(JOB)
Search the records below for the word "this". Pull out each line that has it.

(MATERIAL)
☆ ☆ ☆ ☆

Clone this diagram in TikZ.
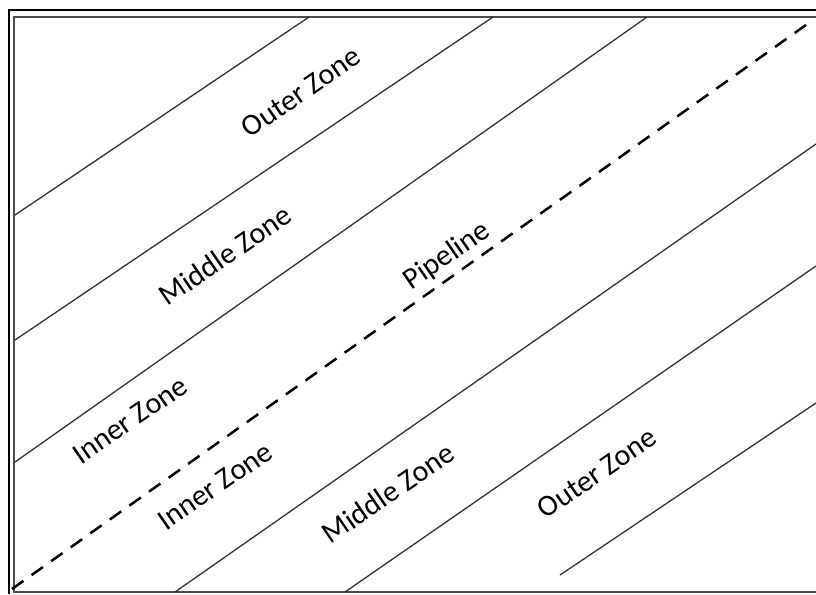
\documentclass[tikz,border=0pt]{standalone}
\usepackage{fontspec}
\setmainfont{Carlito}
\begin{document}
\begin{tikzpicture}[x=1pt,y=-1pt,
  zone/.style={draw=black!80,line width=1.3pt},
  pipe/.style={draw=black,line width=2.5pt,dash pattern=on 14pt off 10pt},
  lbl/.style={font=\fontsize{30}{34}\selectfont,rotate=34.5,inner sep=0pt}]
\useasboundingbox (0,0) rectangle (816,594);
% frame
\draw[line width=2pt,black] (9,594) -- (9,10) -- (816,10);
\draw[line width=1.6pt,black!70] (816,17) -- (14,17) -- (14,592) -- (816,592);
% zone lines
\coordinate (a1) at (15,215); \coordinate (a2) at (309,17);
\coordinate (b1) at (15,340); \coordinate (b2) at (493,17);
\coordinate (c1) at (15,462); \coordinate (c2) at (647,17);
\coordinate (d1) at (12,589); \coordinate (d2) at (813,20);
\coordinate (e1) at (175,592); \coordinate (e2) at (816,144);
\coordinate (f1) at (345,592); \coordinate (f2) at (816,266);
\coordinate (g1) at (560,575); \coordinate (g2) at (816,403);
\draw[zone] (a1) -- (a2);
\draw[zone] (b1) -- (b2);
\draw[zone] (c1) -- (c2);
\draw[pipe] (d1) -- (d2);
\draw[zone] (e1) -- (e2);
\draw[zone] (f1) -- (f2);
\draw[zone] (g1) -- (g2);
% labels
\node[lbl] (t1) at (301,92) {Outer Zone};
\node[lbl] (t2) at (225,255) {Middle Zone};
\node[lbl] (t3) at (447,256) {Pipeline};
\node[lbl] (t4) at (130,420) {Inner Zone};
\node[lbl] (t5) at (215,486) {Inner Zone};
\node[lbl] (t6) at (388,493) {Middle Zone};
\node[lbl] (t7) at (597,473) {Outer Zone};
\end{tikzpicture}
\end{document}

☆ ☆ ☆ ☆

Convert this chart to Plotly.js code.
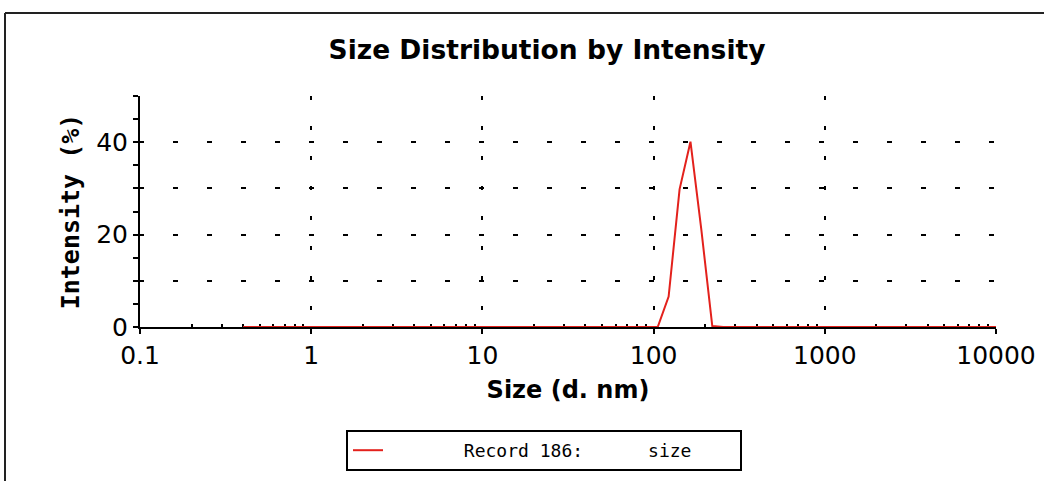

☆ ☆ ☆ ☆

(ANSWER TO THE EXERCISE)
Clone this diagram in TikZ.
Convert this chart to Plotly.js code.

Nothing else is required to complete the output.